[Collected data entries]
>> start

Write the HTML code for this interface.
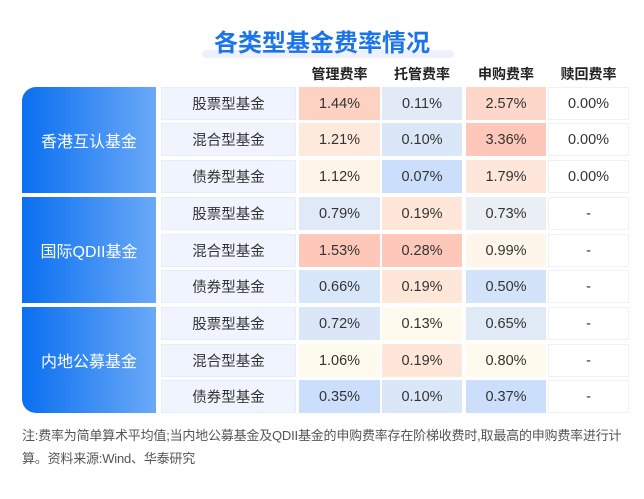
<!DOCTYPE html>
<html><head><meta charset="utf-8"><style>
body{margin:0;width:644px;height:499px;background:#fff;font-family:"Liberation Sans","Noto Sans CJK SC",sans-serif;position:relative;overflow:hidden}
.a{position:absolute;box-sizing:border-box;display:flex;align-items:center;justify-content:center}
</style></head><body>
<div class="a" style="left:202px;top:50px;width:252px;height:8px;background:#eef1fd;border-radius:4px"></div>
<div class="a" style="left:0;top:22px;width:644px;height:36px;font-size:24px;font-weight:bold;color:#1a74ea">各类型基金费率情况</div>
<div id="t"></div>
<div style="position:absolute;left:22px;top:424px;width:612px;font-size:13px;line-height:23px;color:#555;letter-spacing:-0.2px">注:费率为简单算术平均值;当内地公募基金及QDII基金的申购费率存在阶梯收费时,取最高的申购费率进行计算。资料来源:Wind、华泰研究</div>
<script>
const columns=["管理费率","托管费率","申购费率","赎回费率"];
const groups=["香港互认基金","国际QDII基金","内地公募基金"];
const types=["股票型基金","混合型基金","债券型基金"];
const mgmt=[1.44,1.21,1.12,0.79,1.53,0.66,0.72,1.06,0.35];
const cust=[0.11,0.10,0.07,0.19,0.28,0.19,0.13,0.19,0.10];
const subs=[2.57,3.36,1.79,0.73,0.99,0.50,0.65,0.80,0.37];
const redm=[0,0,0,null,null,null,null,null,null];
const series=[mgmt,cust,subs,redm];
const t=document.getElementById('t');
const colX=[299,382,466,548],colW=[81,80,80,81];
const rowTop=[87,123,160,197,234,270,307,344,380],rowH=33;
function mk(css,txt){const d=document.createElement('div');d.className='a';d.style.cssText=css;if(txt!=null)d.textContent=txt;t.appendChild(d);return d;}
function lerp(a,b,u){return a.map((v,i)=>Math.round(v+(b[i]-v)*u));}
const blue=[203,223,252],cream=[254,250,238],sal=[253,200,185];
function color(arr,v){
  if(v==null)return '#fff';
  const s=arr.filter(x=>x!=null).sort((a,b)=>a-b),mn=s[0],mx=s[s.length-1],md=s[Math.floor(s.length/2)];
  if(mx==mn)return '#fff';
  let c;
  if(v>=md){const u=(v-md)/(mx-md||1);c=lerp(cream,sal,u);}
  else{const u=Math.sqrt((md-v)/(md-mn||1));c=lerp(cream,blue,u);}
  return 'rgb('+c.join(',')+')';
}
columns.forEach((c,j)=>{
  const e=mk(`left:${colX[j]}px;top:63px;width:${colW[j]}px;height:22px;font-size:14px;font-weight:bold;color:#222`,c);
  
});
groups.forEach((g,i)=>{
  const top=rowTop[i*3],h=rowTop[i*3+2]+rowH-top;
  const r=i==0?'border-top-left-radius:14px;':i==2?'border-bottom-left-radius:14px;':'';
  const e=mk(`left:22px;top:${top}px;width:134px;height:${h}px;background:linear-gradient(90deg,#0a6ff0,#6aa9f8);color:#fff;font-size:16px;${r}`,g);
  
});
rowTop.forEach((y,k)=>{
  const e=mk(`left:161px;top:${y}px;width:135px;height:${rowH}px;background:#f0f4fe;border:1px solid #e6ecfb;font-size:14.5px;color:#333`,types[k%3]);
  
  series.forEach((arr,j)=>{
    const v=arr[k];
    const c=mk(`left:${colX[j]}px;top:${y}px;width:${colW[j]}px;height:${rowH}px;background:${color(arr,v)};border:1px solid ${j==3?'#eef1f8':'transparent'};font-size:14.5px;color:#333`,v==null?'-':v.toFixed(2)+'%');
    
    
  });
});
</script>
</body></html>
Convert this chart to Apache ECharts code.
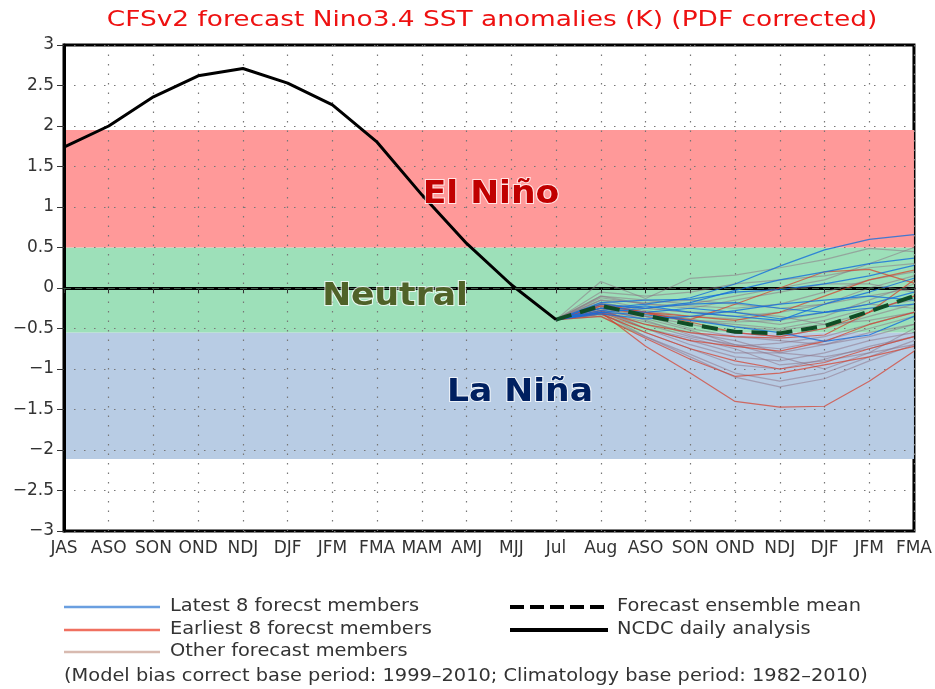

>> end

**Directions for this task:**
Every record gets retyped exactly; no picture goes into the copy.

**Exercise solution:**
Write the HTML code for this interface.
<!DOCTYPE html>
<html><head><meta charset="utf-8"><style>
body{margin:0;width:644px;height:499px;background:#fff;font-family:"Liberation Sans","Noto Sans CJK SC",sans-serif;position:relative;overflow:hidden}
.a{position:absolute;box-sizing:border-box;display:flex;align-items:center;justify-content:center}
</style></head><body>
<div class="a" style="left:202px;top:50px;width:252px;height:8px;background:#eef1fd;border-radius:4px"></div>
<div class="a" style="left:0;top:22px;width:644px;height:36px;font-size:24px;font-weight:bold;color:#1a74ea">各类型基金费率情况</div>
<div id="t"></div>
<div style="position:absolute;left:22px;top:424px;width:612px;font-size:13px;line-height:23px;color:#555;letter-spacing:-0.2px">注:费率为简单算术平均值;当内地公募基金及QDII基金的申购费率存在阶梯收费时,取最高的申购费率进行计算。资料来源:Wind、华泰研究</div>
<script>
const columns=["管理费率","托管费率","申购费率","赎回费率"];
const groups=["香港互认基金","国际QDII基金","内地公募基金"];
const types=["股票型基金","混合型基金","债券型基金"];
const mgmt=[1.44,1.21,1.12,0.79,1.53,0.66,0.72,1.06,0.35];
const cust=[0.11,0.10,0.07,0.19,0.28,0.19,0.13,0.19,0.10];
const subs=[2.57,3.36,1.79,0.73,0.99,0.50,0.65,0.80,0.37];
const redm=[0,0,0,null,null,null,null,null,null];
const series=[mgmt,cust,subs,redm];
const t=document.getElementById('t');
const colX=[299,382,466,548],colW=[81,80,80,81];
const rowTop=[87,123,160,197,234,270,307,344,380],rowH=33;
function mk(css,txt){const d=document.createElement('div');d.className='a';d.style.cssText=css;if(txt!=null)d.textContent=txt;t.appendChild(d);return d;}
function lerp(a,b,u){return a.map((v,i)=>Math.round(v+(b[i]-v)*u));}
const blue=[203,223,252],cream=[254,250,238],sal=[253,200,185];
function color(arr,v){
  if(v==null)return '#fff';
  const s=arr.filter(x=>x!=null).sort((a,b)=>a-b),mn=s[0],mx=s[s.length-1],md=s[Math.floor(s.length/2)];
  if(mx==mn)return '#fff';
  let c;
  if(v>=md){const u=(v-md)/(mx-md||1);c=lerp(cream,sal,u);}
  else{const u=Math.sqrt((md-v)/(md-mn||1));c=lerp(cream,blue,u);}
  return 'rgb('+c.join(',')+')';
}
columns.forEach((c,j)=>{
  const e=mk(`left:${colX[j]}px;top:63px;width:${colW[j]}px;height:22px;font-size:14px;font-weight:bold;color:#222`,c);
  
});
groups.forEach((g,i)=>{
  const top=rowTop[i*3],h=rowTop[i*3+2]+rowH-top;
  const r=i==0?'border-top-left-radius:14px;':i==2?'border-bottom-left-radius:14px;':'';
  const e=mk(`left:22px;top:${top}px;width:134px;height:${h}px;background:linear-gradient(90deg,#0a6ff0,#6aa9f8);color:#fff;font-size:16px;${r}`,g);
  
});
rowTop.forEach((y,k)=>{
  const e=mk(`left:161px;top:${y}px;width:135px;height:${rowH}px;background:#f0f4fe;border:1px solid #e6ecfb;font-size:14.5px;color:#333`,types[k%3]);
  
  series.forEach((arr,j)=>{
    const v=arr[k];
    const c=mk(`left:${colX[j]}px;top:${y}px;width:${colW[j]}px;height:${rowH}px;background:${color(arr,v)};border:1px solid ${j==3?'#eef1f8':'transparent'};font-size:14.5px;color:#333`,v==null?'-':v.toFixed(2)+'%');
    
    
  });
});
</script>
</body></html>
Convert this chart to Apache ECharts code.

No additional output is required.